There is a strong showing of later eighteenth- and early nineteenth-century masonic art, culminating in significant works by Alphonse Mucha. The jewels and apron he designed are intriguing, while the large-scale membership certificate is particularly striking.
‘artists used biblical imagery and references to classical architecture to stress a view that Freemasonry had a long lineage’
When the Republic of Czechoslovakia was formed as an independent state in 1918, Mucha’s art played a key role in forming the state’s new identity. He even designed its new banknotes and postage stamps.
The work of Alvin Langdon Coburn will be new to many visitors. Coburn was born in Massachusetts in 1882 and took up photography at the age of eight. In his late thirties, after exhibiting successfully in New York and London, he moved to North Wales and in 1919 became a Freemason, embracing the organisation wholeheartedly. His portrait of US President Theodore Roosevelt is the most striking and well known of his photographs shown at the exhibition, although Coburn was not yet a Freemason when the image was captured in 1907.
Of the modern art featured in this exhibition, two artists are particularly prominent. Trevor Frankland, Master of Philbrick Lodge, No. 2255, in Essex in 1994, contributed (before his death in 2011) two pieces representing the journey of the Ashlar: a screen print called Ashlars in the Making (undated) and a large-scale work on wood and hardboard named The Perfect Ashlar (1972). The Perfect Ashlar has depth and layered interest well suited to its subject matter.

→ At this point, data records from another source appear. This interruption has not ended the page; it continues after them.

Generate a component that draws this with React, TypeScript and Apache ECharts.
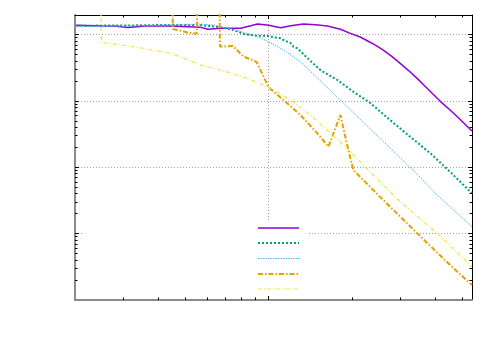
import React, { useEffect, useRef } from "react";
import * as echarts from "echarts";

const X_MIN = 0.2;
const X_MAX = 5.42;
const Y_MIN = 1e-4;
const Y_MAX = 2;

const purpleData = [
  [0.202, 1.396], [0.249, 1.362], [0.282, 1.35], [0.31, 1.29], [0.361, 1.36], [0.433, 1.362],
  [0.511, 1.33], [0.569, 1.302], [0.604, 1.215], [0.672, 1.258], [0.793, 1.258], [0.913, 1.46],
  [1.0, 1.396], [1.105, 1.284], [1.2, 1.38], [1.336, 1.46], [1.476, 1.43], [1.63, 1.362],
  [1.815, 1.22], [1.972, 1.057], [2.14, 0.93], [2.27, 0.818], [2.43, 0.7], [2.593, 0.592],
  [2.79, 0.47], [2.984, 0.373], [3.2, 0.29], [3.435, 0.221], [3.67, 0.168], [3.924, 0.127],
  [4.19, 0.097], [4.518, 0.0736], [4.85, 0.0558], [5.42, 0.0355],
];

const greenData = [
  [0.202, 1.38], [0.294, 1.386], [0.409, 1.411], [0.569, 1.411], [0.672, 1.302], [0.748, 1.186],
  [0.813, 1.032], [0.898, 0.979], [0.992, 0.962], [1.105, 0.889], [1.132, 0.838], [1.2, 0.755],
  [1.23, 0.663], [1.271, 0.628], [1.416, 0.404], [1.538, 0.295], [1.771, 0.209], [2.022, 0.139],
  [2.328, 0.0938], [2.746, 0.0519], [3.242, 0.0291], [3.826, 0.01651], [4.518, 0.00861], [5.42, 0.00407],
];

const blueData = [
  [0.202, 1.33], [0.376, 1.386], [0.569, 1.46], [0.634, 1.411], [0.748, 1.215], [0.913, 0.939],
  [1.0, 0.79], [1.132, 0.592], [1.303, 0.394], [1.5, 0.2236], [1.713, 0.131], [1.972, 0.0743],
  [2.27, 0.0422], [2.593, 0.0247], [2.984, 0.014], [3.435, 0.00796], [4.055, 0.00384],
  [4.786, 0.00205], [5.42, 0.00127],
];

const orangeData = [
  [0.202, 5], [0.449, 5], [0.451, 1.227], [0.483, 1.157], [0.511, 1.079], [0.546, 1.05],
  [0.551, 1.05], [0.553, 5], [0.664, 5], [0.667, 0.668], [0.743, 0.68], [0.813, 0.469],
  [0.862, 0.428], [0.905, 0.39], [1.0, 0.162], [1.132, 0.104], [1.303, 0.0618], [1.5, 0.0327],
  [1.644, 0.0206], [1.815, 0.0618], [1.94, 0.0183], [2.022, 0.00914], [2.593, 0.00322],
  [3.435, 0.00102], [4.518, 0.000337], [5.42, 0.000168],
];

const yellowData = [
  [0.202, 5], [0.248, 5], [0.249, 0.773], [0.327, 0.663], [0.444, 0.528], [0.569, 0.351],
  [0.672, 0.295], [0.84, 0.221], [1.0, 0.162], [1.2, 0.104], [1.416, 0.0618], [1.671, 0.0331],
  [1.972, 0.01726], [2.387, 0.00769], [2.984, 0.00304], [4.055, 0.00102], [5.42, 0.000318],
];

const xMajorTicks = [1];
const xMinorTicks = [0.3, 0.4, 0.5, 0.6, 0.7, 0.8, 0.9, 2, 3, 4, 5];
const yMajorTicks = [1e-3, 1e-2, 1e-1, 1];
const yDecades = [1e-4, 1e-3, 1e-2, 1e-1];
const yMinorMultipliers = [2, 3, 4, 5, 6, 7, 8, 9];
const yMinorTicks = yDecades.flatMap((d) => yMinorMultipliers.map((m) => m * d));
const xGridLines = [1];
const yGridLines = [1e-3, 1e-2, 1e-1, 1];

const COLORS = ["#9400d3", "#009e73", "#56b4e9", "#e69f00", "#f0e442"];

const snap = (v: number) => Math.round(v - 0.5) + 0.5;

export default function App() {
  const ref = useRef<HTMLDivElement>(null);

  useEffect(() => {
    if (!ref.current) return;
    const chart = echarts.init(ref.current, null, { renderer: "svg" });

    const gridItems: number[][] = [
      ...yGridLines.map((v) => [X_MIN, v, 0]),
      ...xGridLines.map((v) => [v, Y_MAX, 1]),
    ];
    const tickItems: number[][] = [
      ...xMajorTicks.map((v) => [v, Y_MIN, 2]),
      ...xMinorTicks.map((v) => [v, Y_MIN, 3]),
      ...yMajorTicks.map((v) => [X_MIN, v, 4]),
      ...yMinorTicks.map((v) => [X_MIN, v, 5]),
    ];

    const gridRender = (_p: any, api: any) => {
      const kind = api.value(2);
      const style = { stroke: "#a0a0a0", lineWidth: 1, lineDash: [1, 2] };
      if (kind === 0) {
        const v = api.value(1);
        const a = api.coord([X_MIN, v]);
        const b = api.coord([X_MAX, v]);
        const y = snap(a[1]);
        return { type: "line", shape: { x1: a[0], y1: y, x2: b[0], y2: y }, style };
      }
      const v = api.value(0);
      const a = api.coord([v, Y_MAX]);
      const b = api.coord([v, Y_MIN]);
      const x = snap(a[0]);
      return { type: "line", shape: { x1: x, y1: a[1], x2: x, y2: b[1] }, style };
    };

    const tickRender = (_p: any, api: any) => {
      const kind = api.value(2);
      const style = { stroke: "#000", lineWidth: 1 };
      if (kind === 2 || kind === 3) {
        const len = kind === 2 ? 4 : 2.5;
        const v = api.value(0);
        const bot = api.coord([v, Y_MIN]);
        const top = api.coord([v, Y_MAX]);
        const x = snap(bot[0]);
        return {
          type: "group",
          children: [
            { type: "line", shape: { x1: x, y1: bot[1], x2: x, y2: bot[1] - len }, style },
            { type: "line", shape: { x1: x, y1: top[1], x2: x, y2: top[1] + len }, style },
          ],
        };
      }
      const len = kind === 4 ? 4 : 2.5;
      const v = api.value(1);
      const l = api.coord([X_MIN, v]);
      const r = api.coord([X_MAX, v]);
      const y = snap(l[1]);
      return {
        type: "group",
        children: [
          { type: "line", shape: { x1: l[0], y1: y, x2: l[0] + len, y2: y }, style },
          { type: "line", shape: { x1: r[0], y1: y, x2: r[0] - len, y2: y }, style },
        ],
      };
    };

    const hidden = {
      axisTick: { show: false },
      axisLabel: { show: false },
      splitLine: { show: false },
      minorTick: { show: false },
      minorSplitLine: { show: false },
    };

    const lineSeries = (data: number[][], color: string, width: number, type: any) => ({
      type: "line",
      data,
      showSymbol: false,
      symbol: "none",
      silent: true,
      z: 2,
      clip: true,
      lineStyle: { color, width, type },
      emphasis: { disabled: true },
    });

    const legendY = [228, 243, 258.5, 274, 289];
    const legendStyles: any[] = [
      { w: 1.5, dash: null },
      { w: 2, dash: [2, 2] },
      { w: 1, dash: [1.5, 1] },
      { w: 2, dash: [5, 2, 1.5, 2] },
      { w: 1.2, dash: [4, 2, 1, 2] },
    ];

    chart.setOption({
      animation: false,
      backgroundColor: "#ffffff",
      grid: { left: 75, right: 28, top: 15, bottom: 50, containLabel: false },
      xAxis: [
        {
          type: "log",
          min: X_MIN,
          max: X_MAX,
          position: "bottom",
          axisLine: { show: true, onZero: false, lineStyle: { color: "#8a8a8a", width: 2 } },
          ...hidden,
        },
        {
          type: "log",
          min: X_MIN,
          max: X_MAX,
          position: "top",
          axisLine: { show: true, onZero: false, lineStyle: { color: "#000", width: 1 } },
          ...hidden,
        },
      ],
      yAxis: [
        {
          type: "log",
          min: Y_MIN,
          max: Y_MAX,
          position: "left",
          axisLine: { show: true, onZero: false, lineStyle: { color: "#8a8a8a", width: 2 } },
          ...hidden,
        },
        {
          type: "log",
          min: Y_MIN,
          max: Y_MAX,
          position: "right",
          axisLine: { show: true, onZero: false, lineStyle: { color: "#000", width: 1 } },
          ...hidden,
        },
      ],
      graphic: [
        {
          type: "rect",
          z: 1,
          silent: true,
          shape: { x: 83, y: 220, width: 225, height: 78.5 },
          style: { fill: "#ffffff" },
        },
        ...legendY.map((y, i) => ({
          type: "line",
          z: 10,
          silent: true,
          shape: { x1: 258, y1: y, x2: 299, y2: y },
          style: {
            stroke: COLORS[i],
            lineWidth: legendStyles[i].w,
            lineDash: legendStyles[i].dash,
          },
        })),
      ],
      series: [
        {
          type: "custom",
          z: 0,
          silent: true,
          xAxisIndex: 0,
          yAxisIndex: 0,
          data: gridItems,
          renderItem: gridRender,
        },
        lineSeries(purpleData, COLORS[0], 1.5, "solid"),
        lineSeries(greenData, COLORS[1], 2, [2, 2]),
        lineSeries(blueData, COLORS[2], 1, [1.5, 1]),
        lineSeries(orangeData, COLORS[3], 2, [5, 2, 1.5, 2]),
        lineSeries(yellowData, COLORS[4], 1.2, [4, 2, 1, 2]),
        {
          type: "custom",
          z: 5,
          silent: true,
          xAxisIndex: 0,
          yAxisIndex: 0,
          data: tickItems,
          renderItem: tickRender,
        },
      ],
    });

    return () => chart.dispose();
  }, []);

  return (
    <div
      ref={ref}
      style={{ position: "fixed", left: 0, top: 0, width: 500, height: 350, background: "#fff" }}
    />
  );
}
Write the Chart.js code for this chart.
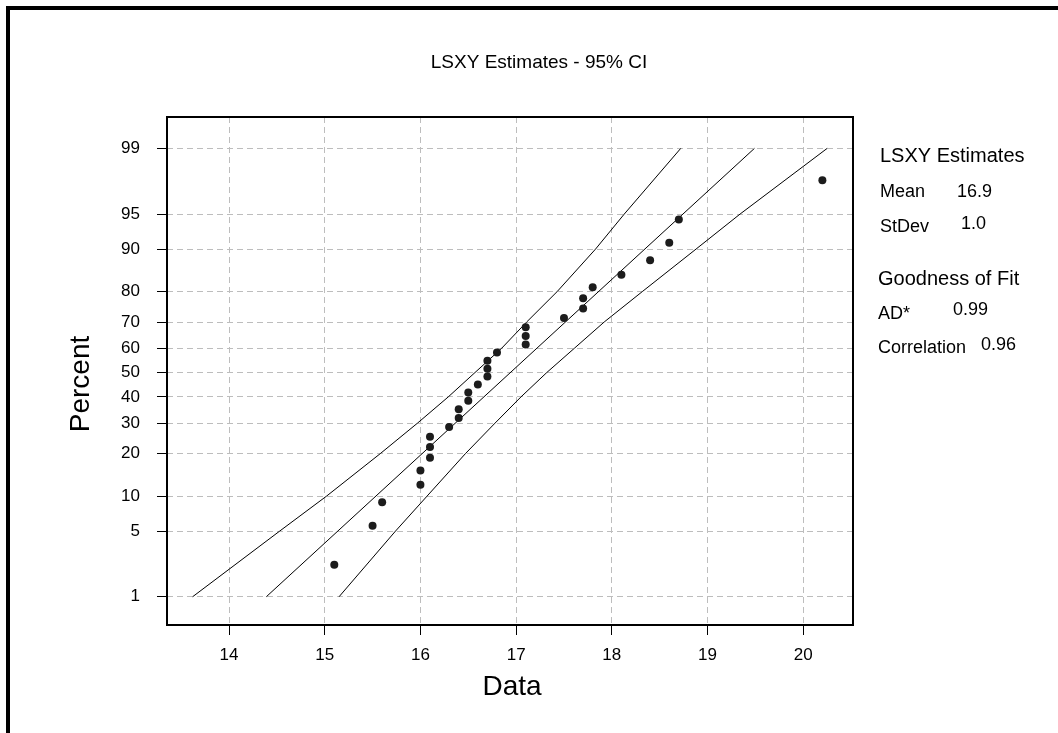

Yanko Bonev, a sculptor born in north-eastern Bulgaria and a former Grand Master of the Grand Lodge of Bulgaria, also contributed large-scale pieces of modern art. After an early career in monumental public sculpture, he became a Freemason when the organisation was introduced to Bulgaria in the 1990s and turned his hand to smaller bronzes.
This is an exhibition that has been painstakingly put together and is adroitly pitched at the visitor who may not have considered the strong links between art and Freemasonry before. It also contains hidden depths for those with more detailed knowledge of the rites and rituals of Freemasonry and their associated histories. There is much here to discover.
Encounters: Artists and Freemasonry Over 300 Years runs until 20 September 2013, Monday-Friday, 10am-5pm. Freemasonry Today would like to thank Martin Cherry for his assistance in putting this article together.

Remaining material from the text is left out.